SET PROBLEM » Write out the data below exactly as given, without any of its pictures.

** START OF STORED DATA **

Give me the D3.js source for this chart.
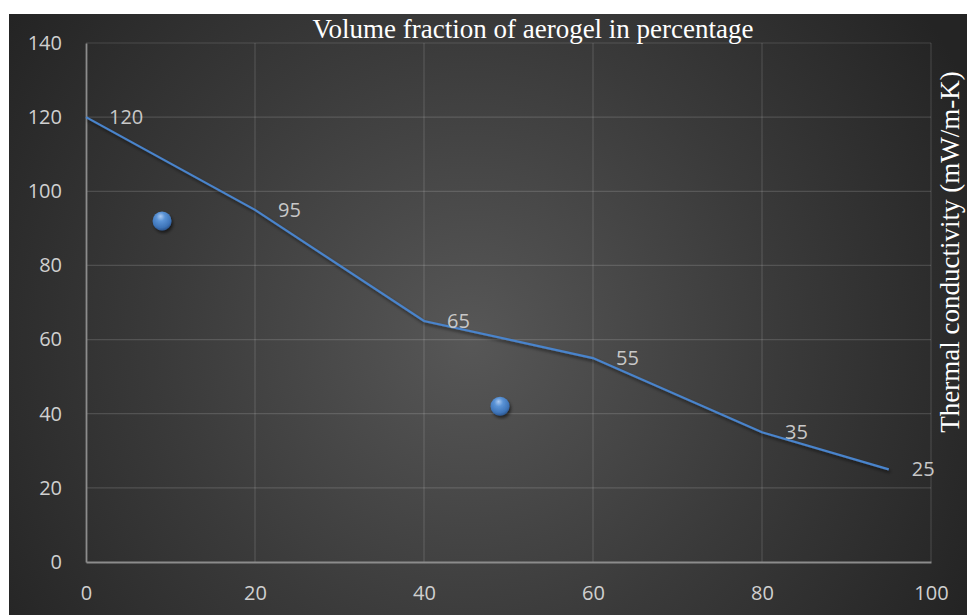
<!DOCTYPE html>
<html>
<head>
<meta charset="utf-8">
<script src="https://cdn.jsdelivr.net/npm/d3@7"></script>
<style>
  html, body { margin: 0; padding: 0; background: #ffffff; }
  svg { display: block; }
</style>
</head>
<body>
<svg id="chart" width="967" height="615"></svg>
<script>
// Thermal conductivity vs. aerogel volume fraction
const volumeFraction = [0, 20, 40, 60, 80, 95];
const conductivity = [120, 95, 65, 55, 35, 25];
const scatterX = [9, 49];
const scatterY = [92, 42];
const xTicks = [0, 20, 40, 60, 80, 100];
const yTicks = [0, 20, 40, 60, 80, 100, 120, 140];
const chartTitle = "Volume fraction of aerogel in percentage";
const yTitle = "Thermal conductivity (mW/m-K)";

const svg = d3.select("#chart");
const W = 967, H = 615;
const margin = { left: 86, right: 36, top: 43, bottom: 53 };

const x = d3.scaleLinear().domain([0, 100]).range([margin.left, W - margin.right]);
const y = d3.scaleLinear().domain([0, 140]).range([H - margin.bottom, margin.top]);

const defs = svg.append("defs");

// Dark radial backdrop
const bg = defs.append("radialGradient").attr("id", "bgGrad")
  .attr("gradientUnits", "userSpaceOnUse")
  .attr("cx", 470).attr("cy", 340).attr("r", 560);
bg.append("stop").attr("offset", "0%").attr("stop-color", "#575757");
bg.append("stop").attr("offset", "55%").attr("stop-color", "#3a3a3a");
bg.append("stop").attr("offset", "100%").attr("stop-color", "#242424");

// Glossy sphere fill for the scatter markers
const ball = defs.append("radialGradient").attr("id", "ballGrad")
  .attr("cx", "45%").attr("cy", "35%").attr("r", "65%").attr("fx", "42%").attr("fy", "25%");
ball.append("stop").attr("offset", "0%").attr("stop-color", "#a9c8f0");
ball.append("stop").attr("offset", "35%").attr("stop-color", "#5a93d6");
ball.append("stop").attr("offset", "80%").attr("stop-color", "#3e74b8");
ball.append("stop").attr("offset", "100%").attr("stop-color", "#2b5690");

const shadow = defs.append("filter").attr("id", "shadow")
  .attr("x", "-20%").attr("y", "-20%").attr("width", "140%").attr("height", "140%");
shadow.append("feDropShadow").attr("dx", 1.5).attr("dy", 2.5).attr("stdDeviation", 1.6)
  .attr("flood-color", "#000").attr("flood-opacity", 0.55);

svg.append("rect").attr("x", 9).attr("y", 14).attr("width", W - 9).attr("height", H - 14)
  .attr("fill", "url(#bgGrad)");

// Gridlines
const grid = svg.append("g");
grid.selectAll(".hg").data(yTicks.filter(d => d > 0)).join("line")
  .attr("x1", x(0)).attr("x2", x(100))
  .attr("y1", d => y(d)).attr("y2", d => y(d))
  .attr("stroke", "#ffffff").attr("stroke-opacity", 0.14).attr("stroke-width", 1.2);
grid.selectAll(".vg").data(xTicks.filter(d => d > 0)).join("line")
  .attr("x1", d => x(d)).attr("x2", d => x(d))
  .attr("y1", y(0)).attr("y2", y(140))
  .attr("stroke", "#ffffff").attr("stroke-opacity", 0.14).attr("stroke-width", 1.2);

// Axes
const tickFont = "'Open Sans', 'Noto Sans', sans-serif";
const xAxis = svg.append("g").attr("transform", `translate(0,${y(0)})`)
  .call(d3.axisBottom(x).tickValues(xTicks).tickSize(0).tickPadding(24));
const yAxis = svg.append("g").attr("transform", `translate(${x(0)},0)`)
  .call(d3.axisLeft(y).tickValues(yTicks).tickSize(0).tickPadding(24));
[xAxis, yAxis].forEach(a => {
  a.select(".domain").attr("stroke", "#8c8c8c").attr("stroke-width", 1.8);
  a.selectAll("text").attr("fill", "#d0d0d0").attr("font-size", 20)
    .attr("font-family", tickFont);
});

// Line series
const pts = volumeFraction.map((v, i) => [v, conductivity[i]]);
svg.append("path").datum(pts)
  .attr("d", d3.line().x(d => x(d[0])).y(d => y(d[1])))
  .attr("fill", "none").attr("stroke", "#4a84cc").attr("stroke-width", 2.2)
  .attr("filter", "url(#shadow)");

// Data labels
svg.append("g").selectAll("text").data(pts).join("text")
  .attr("x", d => x(d[0]) + 23).attr("y", d => y(d[1]))
  .attr("dy", "0.35em")
  .attr("fill", "#c8c8c8").attr("font-size", 20).attr("font-family", tickFont)
  .text(d => d[1]);

// Scatter markers
svg.append("g").selectAll("circle").data(scatterX.map((v, i) => [v, scatterY[i]])).join("circle")
  .attr("cx", d => x(d[0])).attr("cy", d => y(d[1])).attr("r", 9.5)
  .attr("fill", "url(#ballGrad)").attr("filter", "url(#shadow)");

// Titles
const serif = "'Liberation Serif', 'Times New Roman', serif";
svg.append("text").attr("x", 533).attr("y", 38).attr("text-anchor", "middle")
  .attr("fill", "#ffffff").attr("font-size", 27).attr("font-family", serif)
  .text(chartTitle);
svg.append("text")
  .attr("transform", "translate(959,252) rotate(-90)")
  .attr("text-anchor", "middle")
  .attr("fill", "#ffffff").attr("font-size", 27).attr("font-family", serif)
  .text(yTitle);
</script>
</body>
</html>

** END OF STORED DATA **

OUTPUT OF THE EXERCISE »
Give me the D3.js source for this chart.
<!DOCTYPE html>
<html>
<head>
<meta charset="utf-8">
<script src="https://cdn.jsdelivr.net/npm/d3@7"></script>
<style>
  html, body { margin: 0; padding: 0; background: #ffffff; }
  svg { display: block; }
</style>
</head>
<body>
<svg id="chart" width="967" height="615"></svg>
<script>
// Thermal conductivity vs. aerogel volume fraction
const volumeFraction = [0, 20, 40, 60, 80, 95];
const conductivity = [120, 95, 65, 55, 35, 25];
const scatterX = [9, 49];
const scatterY = [92, 42];
const xTicks = [0, 20, 40, 60, 80, 100];
const yTicks = [0, 20, 40, 60, 80, 100, 120, 140];
const chartTitle = "Volume fraction of aerogel in percentage";
const yTitle = "Thermal conductivity (mW/m-K)";

const svg = d3.select("#chart");
const W = 967, H = 615;
const margin = { left: 86, right: 36, top: 43, bottom: 53 };

const x = d3.scaleLinear().domain([0, 100]).range([margin.left, W - margin.right]);
const y = d3.scaleLinear().domain([0, 140]).range([H - margin.bottom, margin.top]);

const defs = svg.append("defs");

// Dark radial backdrop
const bg = defs.append("radialGradient").attr("id", "bgGrad")
  .attr("gradientUnits", "userSpaceOnUse")
  .attr("cx", 470).attr("cy", 340).attr("r", 560);
bg.append("stop").attr("offset", "0%").attr("stop-color", "#575757");
bg.append("stop").attr("offset", "55%").attr("stop-color", "#3a3a3a");
bg.append("stop").attr("offset", "100%").attr("stop-color", "#242424");

// Glossy sphere fill for the scatter markers
const ball = defs.append("radialGradient").attr("id", "ballGrad")
  .attr("cx", "45%").attr("cy", "35%").attr("r", "65%").attr("fx", "42%").attr("fy", "25%");
ball.append("stop").attr("offset", "0%").attr("stop-color", "#a9c8f0");
ball.append("stop").attr("offset", "35%").attr("stop-color", "#5a93d6");
ball.append("stop").attr("offset", "80%").attr("stop-color", "#3e74b8");
ball.append("stop").attr("offset", "100%").attr("stop-color", "#2b5690");

const shadow = defs.append("filter").attr("id", "shadow")
  .attr("x", "-20%").attr("y", "-20%").attr("width", "140%").attr("height", "140%");
shadow.append("feDropShadow").attr("dx", 1.5).attr("dy", 2.5).attr("stdDeviation", 1.6)
  .attr("flood-color", "#000").attr("flood-opacity", 0.55);

svg.append("rect").attr("x", 9).attr("y", 14).attr("width", W - 9).attr("height", H - 14)
  .attr("fill", "url(#bgGrad)");

// Gridlines
const grid = svg.append("g");
grid.selectAll(".hg").data(yTicks.filter(d => d > 0)).join("line")
  .attr("x1", x(0)).attr("x2", x(100))
  .attr("y1", d => y(d)).attr("y2", d => y(d))
  .attr("stroke", "#ffffff").attr("stroke-opacity", 0.14).attr("stroke-width", 1.2);
grid.selectAll(".vg").data(xTicks.filter(d => d > 0)).join("line")
  .attr("x1", d => x(d)).attr("x2", d => x(d))
  .attr("y1", y(0)).attr("y2", y(140))
  .attr("stroke", "#ffffff").attr("stroke-opacity", 0.14).attr("stroke-width", 1.2);

// Axes
const tickFont = "'Open Sans', 'Noto Sans', sans-serif";
const xAxis = svg.append("g").attr("transform", `translate(0,${y(0)})`)
  .call(d3.axisBottom(x).tickValues(xTicks).tickSize(0).tickPadding(24));
const yAxis = svg.append("g").attr("transform", `translate(${x(0)},0)`)
  .call(d3.axisLeft(y).tickValues(yTicks).tickSize(0).tickPadding(24));
[xAxis, yAxis].forEach(a => {
  a.select(".domain").attr("stroke", "#8c8c8c").attr("stroke-width", 1.8);
  a.selectAll("text").attr("fill", "#d0d0d0").attr("font-size", 20)
    .attr("font-family", tickFont);
});

// Line series
const pts = volumeFraction.map((v, i) => [v, conductivity[i]]);
svg.append("path").datum(pts)
  .attr("d", d3.line().x(d => x(d[0])).y(d => y(d[1])))
  .attr("fill", "none").attr("stroke", "#4a84cc").attr("stroke-width", 2.2)
  .attr("filter", "url(#shadow)");

// Data labels
svg.append("g").selectAll("text").data(pts).join("text")
  .attr("x", d => x(d[0]) + 23).attr("y", d => y(d[1]))
  .attr("dy", "0.35em")
  .attr("fill", "#c8c8c8").attr("font-size", 20).attr("font-family", tickFont)
  .text(d => d[1]);

// Scatter markers
svg.append("g").selectAll("circle").data(scatterX.map((v, i) => [v, scatterY[i]])).join("circle")
  .attr("cx", d => x(d[0])).attr("cy", d => y(d[1])).attr("r", 9.5)
  .attr("fill", "url(#ballGrad)").attr("filter", "url(#shadow)");

// Titles
const serif = "'Liberation Serif', 'Times New Roman', serif";
svg.append("text").attr("x", 533).attr("y", 38).attr("text-anchor", "middle")
  .attr("fill", "#ffffff").attr("font-size", 27).attr("font-family", serif)
  .text(chartTitle);
svg.append("text")
  .attr("transform", "translate(959,252) rotate(-90)")
  .attr("text-anchor", "middle")
  .attr("fill", "#ffffff").attr("font-size", 27).attr("font-family", serif)
  .text(yTitle);
</script>
</body>
</html>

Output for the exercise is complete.